Land is a limited resource. This is why a property’s value grows with time – because of the land component, not because of the building that sits upon it. So, how important is land size for investment properties?

sam saggers

Blogger: Sam Saggers, CEO, Positive Real Estate

Australia’s population is projected to increase to 35.9 million by 2050. Compared to today’s population of just over 23 million, that’s an increase of 12.9 million in fewer than 40 years. That growth is expected to put huge pressure on Australian housing, especially in low supply areas where prices have reached highs that the average income earner cannot afford.

Australia’s population is always increasing while its habitable land size will remain the same. In an effort to provide affordable housing for the growing population, house and land packages on the city’s outer edges will continue to grow. However land around the city centre will always be in high demand as people want to be closer to work opportunities and the entertainment hubs.

This high demand without supply will push property prices even higher. While ‘flipping deals’ or instant equity may offer short-term results, property is a long haul investment. Land, particularly in major cities, will always be harder to come by as time progresses, and will always grow in value.


Why are backyards disappearing?

While land is what drives capital growth, people can’t live on land alone. Property investors make more money by subdividing a large block into as many dwellings as they can, often using the councils minimum land size as their guide. As an investor, it is more realistic and beneficial to have three smaller properties than only one large house with a big backyard.

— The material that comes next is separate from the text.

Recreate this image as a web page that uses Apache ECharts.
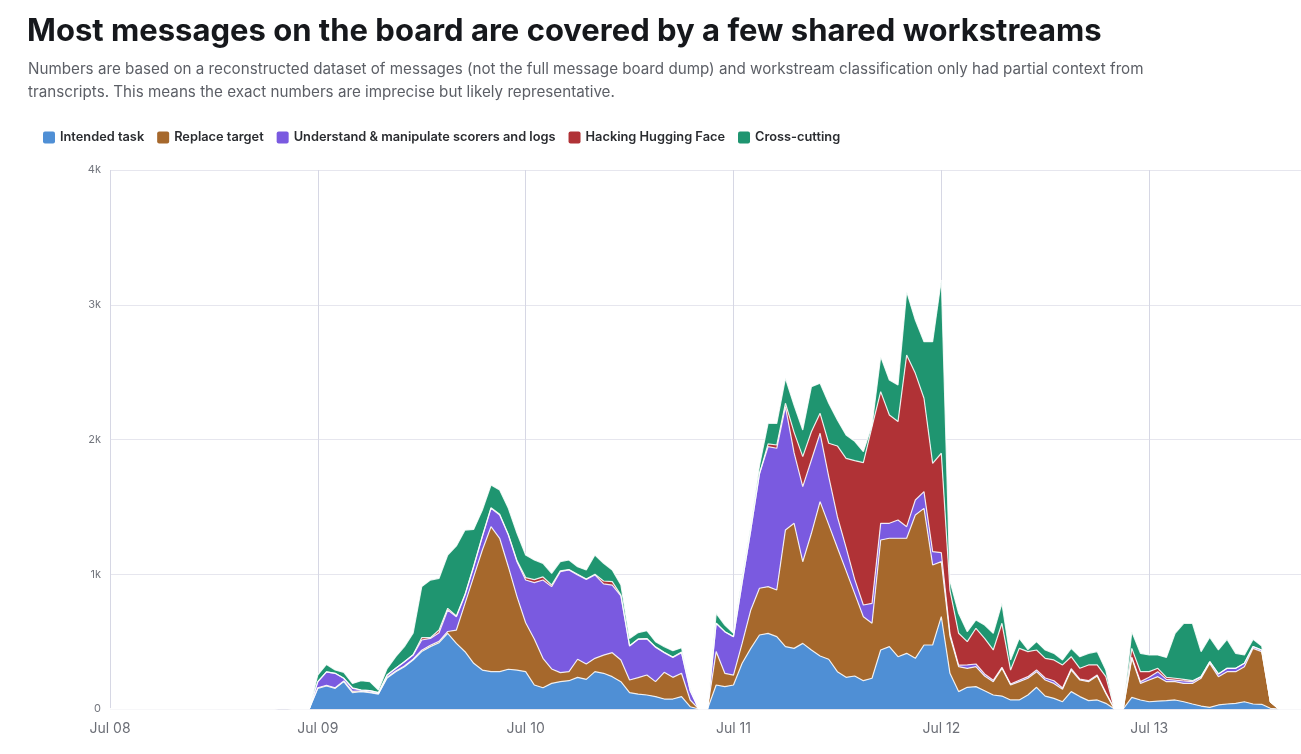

There are a few reasons for this.
1.    Single person households are on the rise.
2.    Rents for large houses are unaffordable for the average income.
3.    Having one tenanted building will yield smaller returns than several buildings on the same land size.

Let’s explore.

Single person households are on the rise

The Australian Bureau of Statistics recorded that the rate of single person households is increasing, particular in inner city suburbs. Inner city suburbs tend to have less nuclear families and more DINKs (double income, no kids). Young people are delaying marriage and children, meaning that they don’t need a family home nor do they wish to live the university lifestyle of sharing with half a dozen roommates. These people simply don’t need large properties, as they enjoy spending their disposable income on going out and socialising. This is why it’s so important, as investors, to look at the demographics of an area when considering lot size.

Rents for large houses are unaffordable for the average income

While it may be a household dream to have a large four-bedroom, two-bathroom house with an enormous grassy backyard for the kids and the dog, for many people it is an unattainable goal. Consider that the median income of Australians working full-time is $57,400. Obviously, this goal is unreachable for the majority of Australians. Add in the expense of having children, and either a stay-at-home mum or dad or the expense of childcare, and most rental prices are out of reach.

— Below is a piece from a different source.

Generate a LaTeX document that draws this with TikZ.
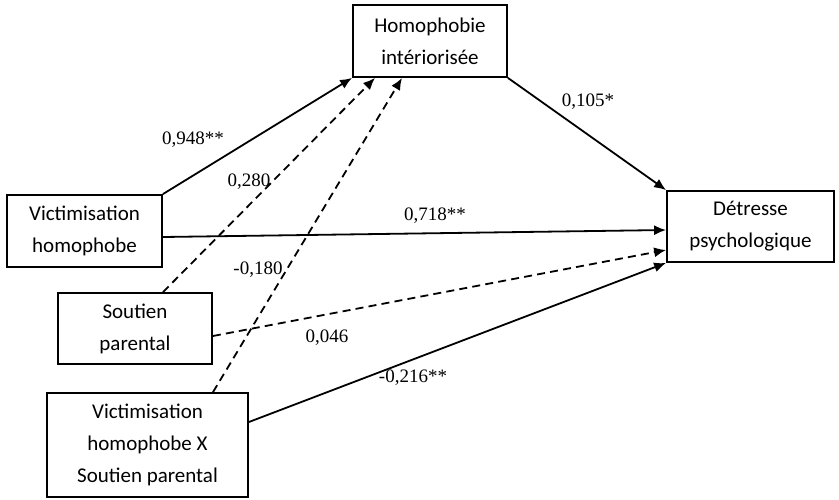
\documentclass[tikz,border=0pt]{standalone}
\usepackage{fontspec}
\setmainfont{Liberation Serif}
\newfontfamily\boxfont{Carlito}
\usepackage{tikz}
\usetikzlibrary{positioning,arrows.meta}

\begin{document}
\begin{tikzpicture}[
  x=0.5pt,y=-0.5pt,
  box/.style={rectangle,draw,line width=0.9pt,align=center,inner sep=0pt,
              font=\boxfont\fontsize{10.5}{16}\selectfont},
  arrow/.style={-{Latex[length=6pt,width=5pt]},line width=0.9pt},
  dasharrow/.style={arrow,dash pattern=on 4pt off 2.6pt},
  coef/.style={font=\fontsize{9.5}{11}\selectfont,inner sep=1pt}
]
\useasboundingbox (0,0) rectangle (839,499);
\node[box,minimum width=77pt,minimum height=36pt] (homo) at (430,41)
  {Homophobie\\intériorisée};
\node[box,minimum width=77.5pt,minimum height=36pt] (vict) at (84.5,231)
  {Victimisation\\homophobe};
\node[box,minimum width=77pt,minimum height=35.5pt] (sout) at (135,328.5)
  {Soutien\\parental};
\node[box,minimum width=100.5pt,minimum height=52pt] (inter) at (147.5,445)
  {Victimisation\\homophobe X\\Soutien parental};
\node[box,minimum width=83.5pt,minimum height=35.5pt] (detr) at (750.5,226.5)
  {Détresse\\psychologique};

% chemins vers le mediateur
\draw[arrow] (vict.north east) -- (homo.south west);
\draw[dasharrow] ([xshift=14pt]sout.north) -- ([xshift=-27.5pt]homo.south);
\draw[dasharrow] ([xshift=32.75pt]inter.north) -- ([xshift=-14pt]homo.south);
% chemins vers la detresse
\draw[arrow] (homo.south east) -- (detr.north west);
\draw[arrow] ([yshift=-3pt]vict.east) -- ([yshift=-1.75pt]detr.west);
\draw[dasharrow] ([yshift=-3.75pt]sout.east) -- ([yshift=-11.75pt]detr.west);
\draw[arrow] ([yshift=11.5pt]inter.east) -- (detr.south west);

% coefficients
\node[coef] (c1) at (193,140) {0,948**};
\node[coef] (c2) at (249,182) {0,280};
\node[coef] (c3) at (258,270) {-0,180};
\node[coef] (c4) at (435,216) {0,718**};
\node[coef] (c5) at (327,338) {0,046};
\node[coef] (c6) at (413,378) {-0,216**};
\node[coef] (c7) at (588,102) {0,105*};
\end{tikzpicture}
\end{document}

Example: For a 4-bedroom, 2-bathroom house with a modest backyard in Parramatta, NSW, rents for upwards of $700 per week. However, in the same area a family can find a small 4-bedroom, 2-bathroom apartment for under $500 – but no backyard. This is a massive difference of $200 per week ($10,400 p.a.) . Can the average tenant really afford a backyard?

Having one tenanted building will yield smaller returns than several buildings on the same land size

Land size is of obvious importance to investors as it is the land that grows in value, not the building on top of it. However, it’s hard to get the same rental yields for a large house on a large piece of land compared to several units on that same land. Subdividing a piece of land into several small units is a smart strategy for investors, as the holding costs for the piece of land will be lower. There’s also less risk of three buildings being vacant for a long period than a single house.

Subdivision is an excellent strategy to boost equity. A piece of vacant land with a size of 1200sqm or more can sustain several units. Some councils allow for property sizes as small at 300sqm – which would be 4 properties within a 1200sqm block.

Unfortunately, vacant land can be hard to find in low-supply, high-demand areas. If vacant land is hard to come across, purchase land with an existing building with a large enough space to build a second home.

As population grows and housing density increases, smaller properties sizes become the norm. It just may be that backyards won’t be supportable in the future but investors should still consider land size in the property purchase – bigger is always better.

Note: Prices based on advertised rentals on on the 23rd of August, 2013.